Rechtliche Beurteilung
Der außerordentliche Revisionsrekurs der Tochter ist zulässig, weil das Rekursgericht seine amtswegige Prüfungspflicht zu Unrecht verneint hat. Er ist auch berechtigt.
Gemäß § 1008 ABGB bedarf die durch Bevollmächtigte erklärte unbedingte Annahme oder Ausschlagung einer Erbschaft einer besonderen, auf dieses Geschäft ausgestellten Vollmacht, die auch mündlich oder durch konkludente Handlungen erteilt werden kann (Strasser in Rummel ABGB2 Rz 15 zu § 1008 mwN). Sie ist dem Gericht urkundlich nachzuweisen. Schreitet allerdings ein Rechtsanwalt ein, ersetzt die Berufung auf die ihm erteilte Bevollmächtigung deren urkundlichen Nachweis (§ 8 Abs 1 RAO und § 30 Abs 2 ZPO, der nach herrschender Rechtsprechung auch im Außerstreitverfahren angewendet werden kann, siehe JBl 1987, 258; RZ 1991/48, 9 ObA 89/93; Petrasch, ÖJZ 1985, 259), sofern sich der Vertreter ausdrücklich darauf beruft, eine besondere Vollmacht für die Abgabe einer Erbserklärung bzw für die Erbsentschlagung in diesem besonderen Verlassenschaftsverfahren erhalten zu haben (RZ 1991/48).
Der durch § 8 Abs 1 RAO und § 30 Abs 2 ZPO erleichterte Vollmachtsnachweis befreit das Gericht jedoch nur dann von der Prüfung, ob tatsächlich Vollmacht erteilt wurde, wenn sich nicht aus der Aktenlage Zweifel an einer solchen Vollmachtserteilung ergeben (SZ 57/131; Fasching Lehrbuch2 Rz 428).

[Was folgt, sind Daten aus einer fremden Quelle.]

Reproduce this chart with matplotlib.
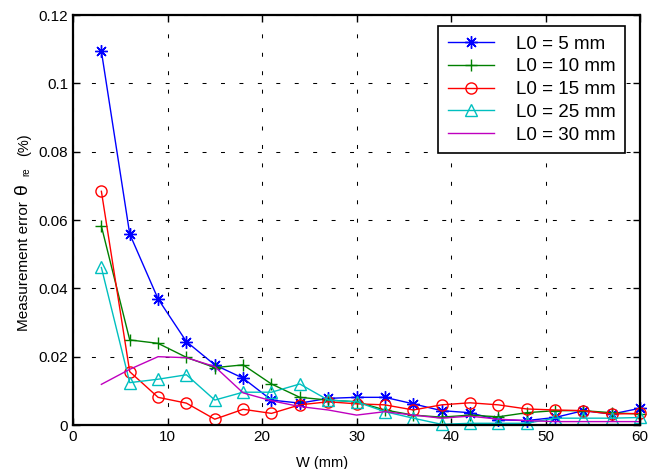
import matplotlib
matplotlib.use("Agg")
import matplotlib.pyplot as plt

plt.rcParams['font.family'] = ['Liberation Sans', 'DejaVu Sans']

# plate width W (mm)
w = [3, 6, 9, 12, 15, 18, 21, 24, 27, 30, 33, 36, 39, 42, 45, 48, 51, 54, 57, 60]

# measurement error for each L0
err_5 = [0.1094, 0.0559, 0.0369, 0.0244, 0.0176, 0.0137, 0.0073, 0.0064, 0.0078, 0.0081,
         0.0081, 0.0062, 0.0042, 0.0036, 0.0015, 0.0013, 0.0022, 0.0042, 0.0032, 0.0049]
err_10 = [0.0582, 0.0249, 0.0239, 0.0198, 0.0168, 0.0176, 0.0120, 0.0081, 0.0073, 0.0068,
          0.0044, 0.0029, 0.0023, 0.0029, 0.0024, 0.0036, 0.0042, 0.0042, 0.0036, 0.0032]
err_15 = [0.0684, 0.0156, 0.0081, 0.0064, 0.0017, 0.0046, 0.0034, 0.0059, 0.0068, 0.0062,
          0.0059, 0.0044, 0.0059, 0.0065, 0.0059, 0.0047, 0.0044, 0.0042, 0.0032, 0.0034]
err_25 = [0.0461, 0.0124, 0.0134, 0.0147, 0.0073, 0.0096, 0.0096, 0.0120, 0.0073, 0.0068,
          0.0039, 0.0020, 0.0002, 0.0005, 0.0005, 0.0005, 0.0020, 0.0020, 0.0020, 0.0022]
err_30 = [0.0119, 0.0163, 0.0200, 0.0197, 0.0171, 0.0094, 0.0071, 0.0054, 0.0044, 0.0029,
          0.0039, 0.0029, 0.0020, 0.0026, 0.0017, 0.0013, 0.0010, 0.0010, 0.0010, 0.0010]

labels = ['L0 = 5 mm', 'L0 = 10 mm', 'L0 = 15 mm', 'L0 = 25 mm', 'L0 = 30 mm']

fig = plt.figure(figsize=(6.48, 4.69), dpi=100)
ax = fig.add_axes([0.1127, 0.0938, 0.875, 0.8742])

# (8, 2, 0): eight-armed asterisk, like + and x on top of each other
ax.plot(w, err_5, color=(0, 0, 1), marker=(8, 2, 0), ms=9, mew=1, lw=1, label=labels[0], clip_on=False)
ax.plot(w, err_10, color=(0, 0.5, 0), marker='+', ms=9, mew=1, lw=1, label=labels[1], clip_on=False)
ax.plot(w, err_15, color=(1, 0, 0), marker='o', ms=8, mfc='none', lw=1, label=labels[2], clip_on=False)
ax.plot(w, err_25, color=(0, 0.75, 0.75), marker='^', ms=9, mfc='none', lw=1, label=labels[3], clip_on=False)
ax.plot(w, err_30, color=(0.75, 0, 0.75), lw=1, label=labels[4], clip_on=False)

ax.set_xlim(0, 60)
ax.set_ylim(0, 0.12)
ax.set_xticks([0, 10, 20, 30, 40, 50, 60])
ax.set_yticks([0, 0.02, 0.04, 0.06, 0.08, 0.1, 0.12])
ax.set_yticklabels(['0', '0.02', '0.04', '0.06', '0.08', '0.1', '0.12'])
ax.grid(True, color='black', linestyle=(0, (3.8, 13.9)), linewidth=0.75)
ax.tick_params(direction='in', length=5, width=1, labelsize=11, top=True, right=True,
               labeltop=False, labelright=False)
for s in ax.spines.values():
    s.set_linewidth(1.6)

ax.set_xlabel('W (mm)', fontsize=10.5, labelpad=3)
ax.xaxis.set_label_coords(0.44, -0.075)

# y label pieces: plain text plus a larger theta with its subscript
H = 469.0
fig.text(24 / 648, 1 - 266 / H, 'Measurement error', rotation=90, fontsize=11,
         ha='center', va='center')
fig.text(22 / 648, 1 - 189 / H, '\u03b8', rotation=90, fontsize=14, ha='center', va='center')
fig.text(26 / 648, 1 - 172 / H, 're', rotation=90, fontsize=7, ha='center', va='center')
fig.text(24 / 648, 1 - 145 / H, '(%)', rotation=90, fontsize=10.5, ha='center', va='center')

leg = ax.legend(loc='upper right', bbox_to_anchor=(0.974, 0.973), fontsize=13.5,
                frameon=True, fancybox=False, edgecolor='black', framealpha=1,
                handlelength=2.45, handletextpad=1.2, labelspacing=0.3,
                borderpad=0.5, borderaxespad=0)
leg.get_frame().set_linewidth(1.2)

fig.savefig('out.png', dpi=100)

Die über Veranlassung des Rekursgerichtes ergänzte Erklärung des einschreitenden Anwaltes, wonach er sich auf die ihm (seiner Auffassung nach konkludent erteilte) Spezialvollmacht berufe, war zwar geeignet, seine zunächst nur auf § 30 Abs 2 ZPO gestützte Erklärung zu verbessern. Sie läßt jedoch in ihrer Gesamtheit wie auch im Zusammenhang mit den Rekursausführungen und dem Inhalt der im Akt erliegenden Schreiben der erblasserischen Tochter konkrete Zweifel darüber aufkommen, ob diese ihrem Vertreter tatsächlich Vollmacht zur Abgabe einer Erbsentschlagungserklärung erteilt hatte, zumal sich der Vertreter selbst nur auf eine konkludent erteilte Vollmacht beruft.
Entgegen der Auffassung des Rekursgerichtes sind daher nach der Aktenlage amtswegige Erhebungen darüber, ob tatsächlich Vollmacht erteilt wurde, angezeigt.
Die Beschlüsse der Vorinstanzen waren daher aufzuheben und die Sache war an das Erstgericht zur neuerlichen Entscheidung zurückzuverweisen.
Das Erstgericht wird durch geeignete Erhebungen, insbesondere auch Einvernahme der erblasserischen Tochter, zu prüfen haben, ob diese ihrem Rechtsvertreter Vollmacht zur Abgabe einer Erbsverzichtserklärung erteilt hat.